┌──
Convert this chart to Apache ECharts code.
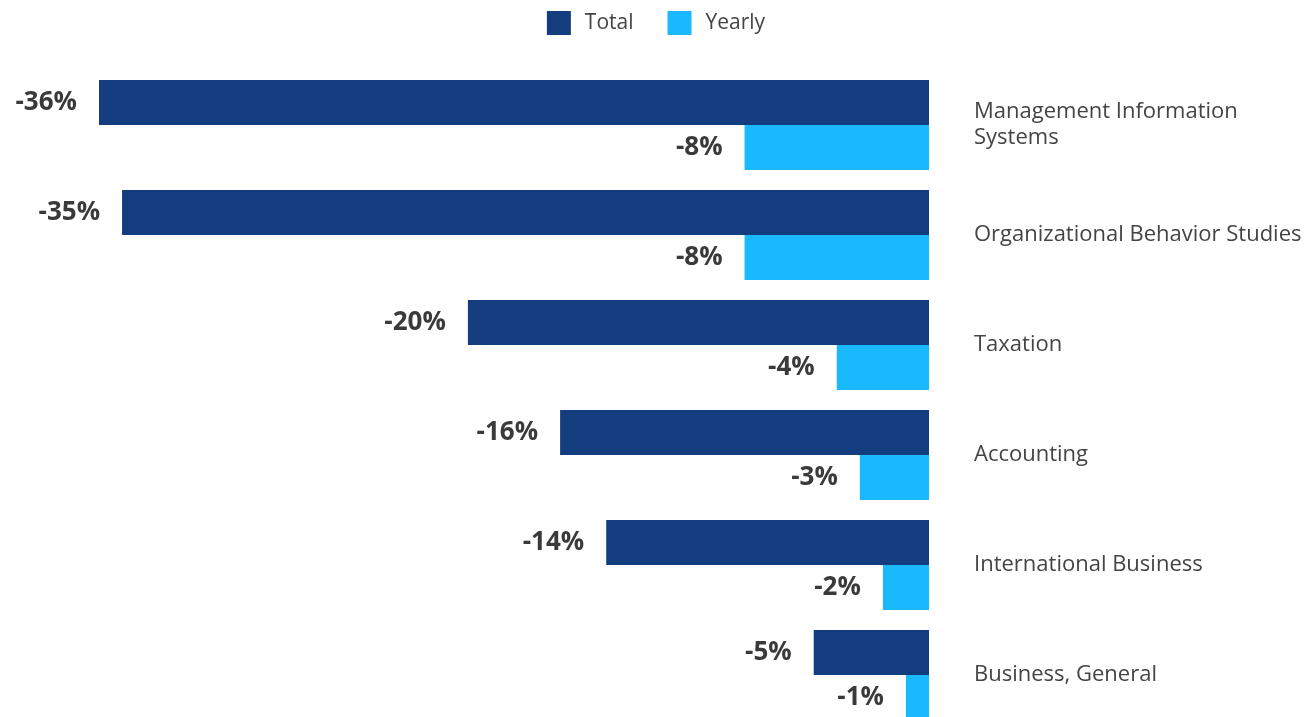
<!DOCTYPE html>
<html>
<head>
<meta charset="utf-8">
<script src="https://cdn.jsdelivr.net/npm/echarts@6/dist/echarts.min.js"></script>
<style>
    html, body { margin: 0; padding: 0; background: #fff; }
    #chart { width: 1312px; height: 717px; }
</style>
</head>
<body>
<div id="chart"></div>
<script>
// categories top to bottom
const categories = [
    'Management Information\nSystems',
    'Organizational Behavior Studies',
    'Taxation',
    'Accounting',
    'International Business',
    'Business, General'
]
const totalValues = [-36, -35, -20, -16, -14, -5]
const yearlyValues = [-8, -8, -4, -3, -2, -1]

const labelStyle = {
    show: true,
    position: 'left',
    distance: 22,
    color: '#3a3a3a',
    fontSize: 26,
    fontWeight: 'bold',
    fontFamily: 'Open Sans',
    formatter: (p) => p.value + '%',
}

let myChart = echarts.init(document.getElementById('chart'))
let option = {
    color: ['#133d7e', '#1ab8fd'],
    textStyle: { fontFamily: 'Open Sans' },
    legend: {
        top: 11,
        left: 'center',
        itemWidth: 24,
        itemHeight: 24,
        itemGap: 34,
        icon: 'rect',
        padding: 0,
        textStyle: {
            fontSize: 21,
            color: '#444',
            fontFamily: 'Open Sans',
            padding: [0, 0, 0, 9],
        },
        data: ['Total', 'Yearly'],
    },
    grid: {
        left: 99,
        right: 383,
        top: 70,
        bottom: -13,
        outerBoundsMode: 'none',
    },
    xAxis: {
        type: 'value',
        min: -36,
        max: 0,
        show: false,
    },
    yAxis: {
        type: 'category',
        position: 'right',
        inverse: true,
        data: categories,
        axisLine: { show: false },
        axisTick: { show: false },
        axisLabel: {
            margin: 45,
            fontSize: 22,
            lineHeight: 26,
            color: '#444',
            fontFamily: 'Open Sans',
        },
    },
    series: [
        {
            type: 'bar',
            name: 'Total',
            barWidth: 45,
            barGap: 0,
            data: totalValues,
            label: labelStyle,
        },
        {
            type: 'bar',
            name: 'Yearly',
            barWidth: 45,
            barGap: 0,
            data: yearlyValues,
            label: labelStyle,
        },
    ],
}
myChart.setOption(option)
</script>
</body>
</html>
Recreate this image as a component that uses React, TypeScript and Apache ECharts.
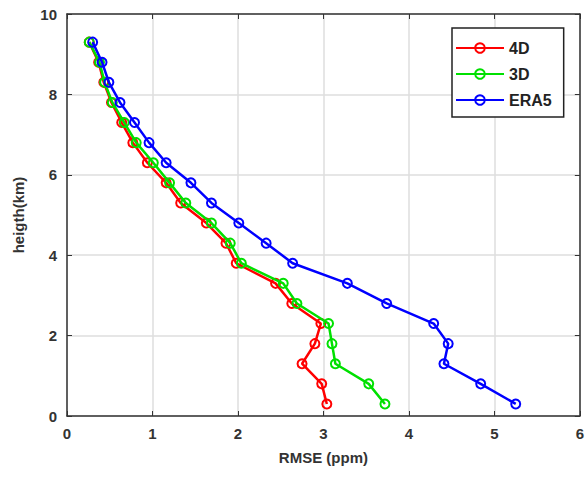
└──
▶ **What you have to do**:
The records above are to be reproduced exactly; the pictures are to be left out.

▶ **The output**:
Convert this chart to Apache ECharts code.
<!DOCTYPE html>
<html>
<head>
<meta charset="utf-8">
<script src="https://cdn.jsdelivr.net/npm/echarts@6/dist/echarts.min.js"></script>
<style>
    html, body { margin: 0; padding: 0; background: #fff; }
    #chart { width: 1312px; height: 717px; }
</style>
</head>
<body>
<div id="chart"></div>
<script>
// categories top to bottom
const categories = [
    'Management Information\nSystems',
    'Organizational Behavior Studies',
    'Taxation',
    'Accounting',
    'International Business',
    'Business, General'
]
const totalValues = [-36, -35, -20, -16, -14, -5]
const yearlyValues = [-8, -8, -4, -3, -2, -1]

const labelStyle = {
    show: true,
    position: 'left',
    distance: 22,
    color: '#3a3a3a',
    fontSize: 26,
    fontWeight: 'bold',
    fontFamily: 'Open Sans',
    formatter: (p) => p.value + '%',
}

let myChart = echarts.init(document.getElementById('chart'))
let option = {
    color: ['#133d7e', '#1ab8fd'],
    textStyle: { fontFamily: 'Open Sans' },
    legend: {
        top: 11,
        left: 'center',
        itemWidth: 24,
        itemHeight: 24,
        itemGap: 34,
        icon: 'rect',
        padding: 0,
        textStyle: {
            fontSize: 21,
            color: '#444',
            fontFamily: 'Open Sans',
            padding: [0, 0, 0, 9],
        },
        data: ['Total', 'Yearly'],
    },
    grid: {
        left: 99,
        right: 383,
        top: 70,
        bottom: -13,
        outerBoundsMode: 'none',
    },
    xAxis: {
        type: 'value',
        min: -36,
        max: 0,
        show: false,
    },
    yAxis: {
        type: 'category',
        position: 'right',
        inverse: true,
        data: categories,
        axisLine: { show: false },
        axisTick: { show: false },
        axisLabel: {
            margin: 45,
            fontSize: 22,
            lineHeight: 26,
            color: '#444',
            fontFamily: 'Open Sans',
        },
    },
    series: [
        {
            type: 'bar',
            name: 'Total',
            barWidth: 45,
            barGap: 0,
            data: totalValues,
            label: labelStyle,
        },
        {
            type: 'bar',
            name: 'Yearly',
            barWidth: 45,
            barGap: 0,
            data: yearlyValues,
            label: labelStyle,
        },
    ],
}
myChart.setOption(option)
</script>
</body>
</html>
Recreate this image as a component that uses React, TypeScript and Apache ECharts.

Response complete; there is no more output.